-- start Raw data --

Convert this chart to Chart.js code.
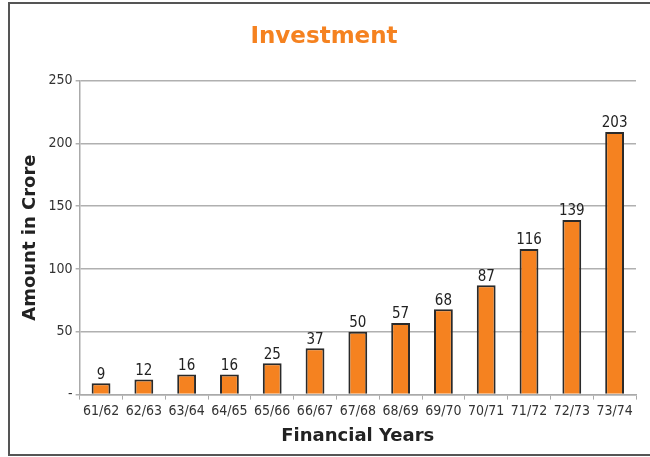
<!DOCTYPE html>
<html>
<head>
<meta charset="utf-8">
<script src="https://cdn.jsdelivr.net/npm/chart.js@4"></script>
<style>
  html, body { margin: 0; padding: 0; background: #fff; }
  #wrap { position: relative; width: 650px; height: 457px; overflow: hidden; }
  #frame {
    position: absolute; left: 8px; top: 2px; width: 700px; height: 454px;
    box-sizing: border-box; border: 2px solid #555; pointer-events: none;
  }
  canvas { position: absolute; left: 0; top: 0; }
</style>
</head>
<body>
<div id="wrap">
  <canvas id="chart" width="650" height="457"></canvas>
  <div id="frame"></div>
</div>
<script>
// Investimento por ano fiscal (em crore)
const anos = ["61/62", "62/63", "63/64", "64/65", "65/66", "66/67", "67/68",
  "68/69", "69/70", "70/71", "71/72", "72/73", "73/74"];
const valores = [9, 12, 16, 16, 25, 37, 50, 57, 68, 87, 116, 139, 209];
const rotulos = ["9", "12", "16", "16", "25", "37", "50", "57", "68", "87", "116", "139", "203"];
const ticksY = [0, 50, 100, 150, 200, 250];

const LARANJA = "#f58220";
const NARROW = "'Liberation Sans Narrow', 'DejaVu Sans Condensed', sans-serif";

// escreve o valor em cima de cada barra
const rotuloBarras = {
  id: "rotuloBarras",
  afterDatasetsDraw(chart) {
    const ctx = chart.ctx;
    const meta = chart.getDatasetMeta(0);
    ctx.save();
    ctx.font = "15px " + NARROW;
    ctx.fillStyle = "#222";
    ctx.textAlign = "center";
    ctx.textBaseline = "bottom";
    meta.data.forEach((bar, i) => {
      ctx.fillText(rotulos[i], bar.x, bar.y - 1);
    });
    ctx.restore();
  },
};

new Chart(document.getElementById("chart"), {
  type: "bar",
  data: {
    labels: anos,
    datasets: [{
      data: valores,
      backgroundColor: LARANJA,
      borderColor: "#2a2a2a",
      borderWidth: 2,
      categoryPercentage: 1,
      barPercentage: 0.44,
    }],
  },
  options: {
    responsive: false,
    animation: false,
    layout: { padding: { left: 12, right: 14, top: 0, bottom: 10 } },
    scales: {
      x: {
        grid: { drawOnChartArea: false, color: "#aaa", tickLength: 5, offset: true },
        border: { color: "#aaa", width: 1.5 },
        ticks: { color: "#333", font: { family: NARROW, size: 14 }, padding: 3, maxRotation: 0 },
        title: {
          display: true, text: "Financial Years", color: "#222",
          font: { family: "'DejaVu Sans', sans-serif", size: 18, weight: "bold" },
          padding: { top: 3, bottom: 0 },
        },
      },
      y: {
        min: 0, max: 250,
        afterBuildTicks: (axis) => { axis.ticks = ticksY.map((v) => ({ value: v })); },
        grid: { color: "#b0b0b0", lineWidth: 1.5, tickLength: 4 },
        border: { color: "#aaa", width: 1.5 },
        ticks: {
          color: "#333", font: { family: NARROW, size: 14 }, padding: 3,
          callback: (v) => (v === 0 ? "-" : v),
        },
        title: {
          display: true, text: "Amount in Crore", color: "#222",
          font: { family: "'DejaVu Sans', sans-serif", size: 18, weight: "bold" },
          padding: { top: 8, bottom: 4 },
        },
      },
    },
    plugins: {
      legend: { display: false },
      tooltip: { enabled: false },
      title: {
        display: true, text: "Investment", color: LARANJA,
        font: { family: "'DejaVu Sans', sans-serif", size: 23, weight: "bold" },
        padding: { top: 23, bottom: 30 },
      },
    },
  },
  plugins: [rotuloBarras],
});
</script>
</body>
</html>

-- end Raw data --

Reproduce the data word for word, excluding its pictures.

Convert this chart to Chart.js code.
<!DOCTYPE html>
<html>
<head>
<meta charset="utf-8">
<script src="https://cdn.jsdelivr.net/npm/chart.js@4"></script>
<style>
  html, body { margin: 0; padding: 0; background: #fff; }
  #wrap { position: relative; width: 650px; height: 457px; overflow: hidden; }
  #frame {
    position: absolute; left: 8px; top: 2px; width: 700px; height: 454px;
    box-sizing: border-box; border: 2px solid #555; pointer-events: none;
  }
  canvas { position: absolute; left: 0; top: 0; }
</style>
</head>
<body>
<div id="wrap">
  <canvas id="chart" width="650" height="457"></canvas>
  <div id="frame"></div>
</div>
<script>
// Investimento por ano fiscal (em crore)
const anos = ["61/62", "62/63", "63/64", "64/65", "65/66", "66/67", "67/68",
  "68/69", "69/70", "70/71", "71/72", "72/73", "73/74"];
const valores = [9, 12, 16, 16, 25, 37, 50, 57, 68, 87, 116, 139, 209];
const rotulos = ["9", "12", "16", "16", "25", "37", "50", "57", "68", "87", "116", "139", "203"];
const ticksY = [0, 50, 100, 150, 200, 250];

const LARANJA = "#f58220";
const NARROW = "'Liberation Sans Narrow', 'DejaVu Sans Condensed', sans-serif";

// escreve o valor em cima de cada barra
const rotuloBarras = {
  id: "rotuloBarras",
  afterDatasetsDraw(chart) {
    const ctx = chart.ctx;
    const meta = chart.getDatasetMeta(0);
    ctx.save();
    ctx.font = "15px " + NARROW;
    ctx.fillStyle = "#222";
    ctx.textAlign = "center";
    ctx.textBaseline = "bottom";
    meta.data.forEach((bar, i) => {
      ctx.fillText(rotulos[i], bar.x, bar.y - 1);
    });
    ctx.restore();
  },
};

new Chart(document.getElementById("chart"), {
  type: "bar",
  data: {
    labels: anos,
    datasets: [{
      data: valores,
      backgroundColor: LARANJA,
      borderColor: "#2a2a2a",
      borderWidth: 2,
      categoryPercentage: 1,
      barPercentage: 0.44,
    }],
  },
  options: {
    responsive: false,
    animation: false,
    layout: { padding: { left: 12, right: 14, top: 0, bottom: 10 } },
    scales: {
      x: {
        grid: { drawOnChartArea: false, color: "#aaa", tickLength: 5, offset: true },
        border: { color: "#aaa", width: 1.5 },
        ticks: { color: "#333", font: { family: NARROW, size: 14 }, padding: 3, maxRotation: 0 },
        title: {
          display: true, text: "Financial Years", color: "#222",
          font: { family: "'DejaVu Sans', sans-serif", size: 18, weight: "bold" },
          padding: { top: 3, bottom: 0 },
        },
      },
      y: {
        min: 0, max: 250,
        afterBuildTicks: (axis) => { axis.ticks = ticksY.map((v) => ({ value: v })); },
        grid: { color: "#b0b0b0", lineWidth: 1.5, tickLength: 4 },
        border: { color: "#aaa", width: 1.5 },
        ticks: {
          color: "#333", font: { family: NARROW, size: 14 }, padding: 3,
          callback: (v) => (v === 0 ? "-" : v),
        },
        title: {
          display: true, text: "Amount in Crore", color: "#222",
          font: { family: "'DejaVu Sans', sans-serif", size: 18, weight: "bold" },
          padding: { top: 8, bottom: 4 },
        },
      },
    },
    plugins: {
      legend: { display: false },
      tooltip: { enabled: false },
      title: {
        display: true, text: "Investment", color: LARANJA,
        font: { family: "'DejaVu Sans', sans-serif", size: 23, weight: "bold" },
        padding: { top: 23, bottom: 30 },
      },
    },
  },
  plugins: [rotuloBarras],
});
</script>
</body>
</html>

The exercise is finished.